In February 2019, Ahmad S. was sentenced to life in prison for the murder of his 17-year-old ex-girlfriend.

== Aftermath ==
The murder was noted nationally due to the young age of the victim and the similarities to the murder of Mia Valentin in which an Afghan refugee stabbed his 15-year-old ex-girlfriend to death in Kandel, Rhineland-Palatinate.

Integration advisor Claudia Guenther criticised authorities in Flensburg which apparently had failed to anticipate his true age by not asking Ahmad S. if he had worked before arriving in Germany, as well as failing to realize that he already spoke some German when he arrived at the facility in Flensburg and therefore had likely spent a significant amount of time in the country. Authorities had also not made clear to Ahmad S. that if he gave false information over his birth country or age, it would damage his prospects of a long-term stay in Germany. Guenther also questioned fingerprints and photographs of Ahmad S. from the two asylum applications had not been compared.
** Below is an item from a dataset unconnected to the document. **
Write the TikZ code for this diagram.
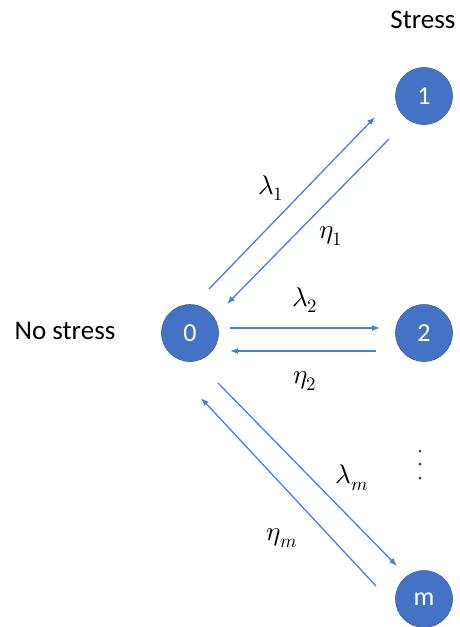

The murder of Mireille B was one of several murders of young women and adolescent girls noted by anti-Islamic protesters, including the 2016 murder of Maria Ladenburger in Freiburg, Baden-Württemberg and the murder of Mia Valentin, also by asylum seekers. Outside the building of chancellor Angela Merkel's office in Stralsund, anti-Islamic protesters placed funeral candles together with photos of young women who had been stabbed to death. Chancellor Angela Merkel faced criticism for her 2015 decision to open the borders to masses of mostly Muslim asylum seekers, which in turn led to the rise of the Alternative for Germany (AfD) party, the anti-Islamic Pegida movement and the Identitarian movement.

The murder was noted by Alice Weidel, leader of Alternative for Germany (AfD) in Bundestag, who called the murder "yet another victim of the welcome-culture".